En dernier lieu, les professeurs leur ont proposé de réfléchir à leur « monde d’après », avec la possibilité cette fois d’utiliser des images d’ailleurs que de chez eux, à assortir de leurs commentaires. « Certains de leurs récits ont pour cadre leur environnement familier mais d’autres prennent appui sur des images prises en Italie, en France, au Sénégal… », rapportent leurs professeurs. Épingles bleues…
Pas un réseau social
La carte sonore a-t-elle pu donner lieu à des interactions entre les élèves ? « Non, répondent en chœur nos interlocuteurs. Le but n’était pas celui d’un réseau social ».
C’était même l’inverse, à les entendre. Le thème initial du voyage avait pour sujet les frontières ; en parler demande à se décentrer. Finalement, ils auront été amenés à faire un usage de leur GSM qui leur était étranger. Pas de consommation d’images, pas de commentaires ni de like, mais des créations ayant valeur par elles-mêmes.

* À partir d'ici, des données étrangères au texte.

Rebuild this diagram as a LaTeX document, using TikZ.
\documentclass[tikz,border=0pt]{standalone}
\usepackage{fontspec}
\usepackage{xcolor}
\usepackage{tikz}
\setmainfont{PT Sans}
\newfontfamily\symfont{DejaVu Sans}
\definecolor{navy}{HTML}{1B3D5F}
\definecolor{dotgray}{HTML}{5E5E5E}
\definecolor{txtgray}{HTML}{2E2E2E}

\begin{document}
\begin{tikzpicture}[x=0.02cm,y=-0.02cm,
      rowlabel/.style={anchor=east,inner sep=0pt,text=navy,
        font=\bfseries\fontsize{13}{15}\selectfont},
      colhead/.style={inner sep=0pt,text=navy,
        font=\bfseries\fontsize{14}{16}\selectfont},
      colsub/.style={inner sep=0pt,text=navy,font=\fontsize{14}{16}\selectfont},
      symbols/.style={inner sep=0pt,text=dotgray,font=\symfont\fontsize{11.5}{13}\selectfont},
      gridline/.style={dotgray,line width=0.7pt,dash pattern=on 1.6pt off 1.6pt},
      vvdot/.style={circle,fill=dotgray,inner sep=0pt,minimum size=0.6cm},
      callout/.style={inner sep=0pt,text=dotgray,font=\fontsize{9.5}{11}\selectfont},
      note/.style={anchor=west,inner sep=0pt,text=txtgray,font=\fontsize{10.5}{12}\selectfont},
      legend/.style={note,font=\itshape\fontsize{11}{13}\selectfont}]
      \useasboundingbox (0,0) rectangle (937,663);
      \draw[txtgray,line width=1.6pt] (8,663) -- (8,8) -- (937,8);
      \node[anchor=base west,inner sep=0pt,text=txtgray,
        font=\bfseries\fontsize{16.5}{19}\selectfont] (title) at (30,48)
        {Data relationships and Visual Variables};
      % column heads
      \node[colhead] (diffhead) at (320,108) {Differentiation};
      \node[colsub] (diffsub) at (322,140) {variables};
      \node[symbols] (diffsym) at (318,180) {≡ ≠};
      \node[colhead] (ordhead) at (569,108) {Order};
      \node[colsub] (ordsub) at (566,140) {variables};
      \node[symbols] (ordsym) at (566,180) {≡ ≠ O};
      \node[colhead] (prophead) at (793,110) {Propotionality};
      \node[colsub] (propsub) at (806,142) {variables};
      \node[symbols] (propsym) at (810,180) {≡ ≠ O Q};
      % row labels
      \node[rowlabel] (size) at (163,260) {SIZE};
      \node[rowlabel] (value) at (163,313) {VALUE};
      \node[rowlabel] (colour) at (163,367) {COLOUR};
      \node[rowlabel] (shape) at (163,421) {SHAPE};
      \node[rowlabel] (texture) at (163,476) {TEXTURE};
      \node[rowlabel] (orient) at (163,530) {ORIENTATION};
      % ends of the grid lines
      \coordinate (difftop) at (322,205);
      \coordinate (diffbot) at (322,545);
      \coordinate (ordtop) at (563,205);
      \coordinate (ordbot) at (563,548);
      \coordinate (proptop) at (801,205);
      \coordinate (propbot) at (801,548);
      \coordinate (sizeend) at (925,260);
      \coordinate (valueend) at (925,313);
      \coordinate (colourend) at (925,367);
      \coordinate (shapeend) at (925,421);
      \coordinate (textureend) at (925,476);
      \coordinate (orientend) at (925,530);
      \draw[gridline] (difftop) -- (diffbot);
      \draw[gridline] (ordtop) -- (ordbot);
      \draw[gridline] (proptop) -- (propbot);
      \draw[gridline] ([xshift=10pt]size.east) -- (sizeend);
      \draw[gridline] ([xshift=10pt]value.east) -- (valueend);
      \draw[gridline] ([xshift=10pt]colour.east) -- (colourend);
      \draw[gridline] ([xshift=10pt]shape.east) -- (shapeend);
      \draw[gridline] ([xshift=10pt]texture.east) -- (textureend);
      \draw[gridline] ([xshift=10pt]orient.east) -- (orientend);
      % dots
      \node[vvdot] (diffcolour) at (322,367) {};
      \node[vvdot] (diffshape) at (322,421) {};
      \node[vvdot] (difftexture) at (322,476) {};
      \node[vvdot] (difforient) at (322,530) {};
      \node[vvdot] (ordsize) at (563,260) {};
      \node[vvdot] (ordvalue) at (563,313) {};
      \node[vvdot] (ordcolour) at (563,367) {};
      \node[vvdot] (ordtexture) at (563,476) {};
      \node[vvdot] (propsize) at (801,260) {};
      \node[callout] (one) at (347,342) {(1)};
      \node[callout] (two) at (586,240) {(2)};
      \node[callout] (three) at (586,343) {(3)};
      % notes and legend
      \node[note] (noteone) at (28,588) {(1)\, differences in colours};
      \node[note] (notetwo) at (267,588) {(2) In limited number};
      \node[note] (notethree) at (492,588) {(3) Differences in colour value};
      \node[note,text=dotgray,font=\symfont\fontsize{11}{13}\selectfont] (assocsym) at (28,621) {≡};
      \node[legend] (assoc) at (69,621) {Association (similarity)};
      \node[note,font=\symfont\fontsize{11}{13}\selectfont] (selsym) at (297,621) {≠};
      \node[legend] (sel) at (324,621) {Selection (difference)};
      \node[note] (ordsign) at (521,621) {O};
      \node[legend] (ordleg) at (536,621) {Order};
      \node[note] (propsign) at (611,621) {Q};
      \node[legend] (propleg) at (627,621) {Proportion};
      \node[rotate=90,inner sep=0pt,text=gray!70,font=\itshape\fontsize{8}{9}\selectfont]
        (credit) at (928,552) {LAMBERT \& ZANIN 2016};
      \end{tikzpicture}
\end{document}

Et celles-ci finiront bien par être exposées (lire aussi Témoignages du confinement dans les musées).
Monica GLINEUR
Témoignages du confinement dans les musées
L’ASBL Musées et Société en Wallonie a décidé de récolter les traces de la vie quotidienne des habitants pendant le confinement.
Avec le concours des Homusées, des musées d’ethnologie très ancrés dans leur territoire, plus de 500 témoignages ont été collectés, qui prennent des formes diverses : dessins, photos, vidéos, écrits,…

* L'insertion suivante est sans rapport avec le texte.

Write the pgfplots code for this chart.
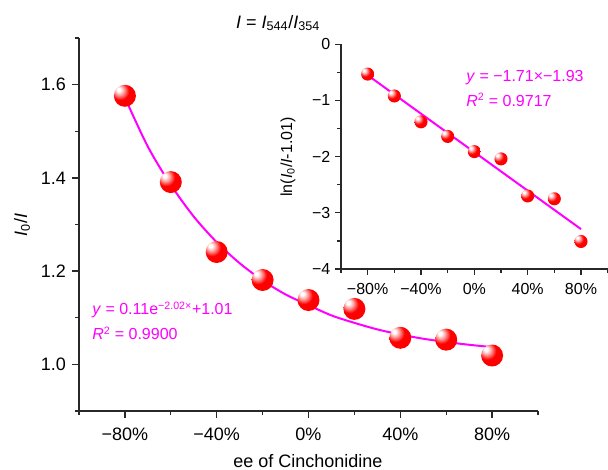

La carte sonore des élèves de 5e de l’Athénée Royal Léonie de Waha fait partie de ces contributions.
Les témoignages serviront à de prochaines expositions. Le Musée de la Vie wallonne (Liège) et l’Hôpital Notre-Dame à la Rose (Lessines) ont déjà prévu de les intégrer dans de futures expositions.
« Nous envisageons également une étude et publication en 2020 ou 2021 », explique Noélie Maquestiau, chargée de communication à l’ASBL.
D’autres témoignages d’écoles que celui de l’Athénée de Waha sont-ils parvenus ? « Non, répond Mme Maquestiau. Mais nous avons reçu beaucoup de témoignages d’enseignants ».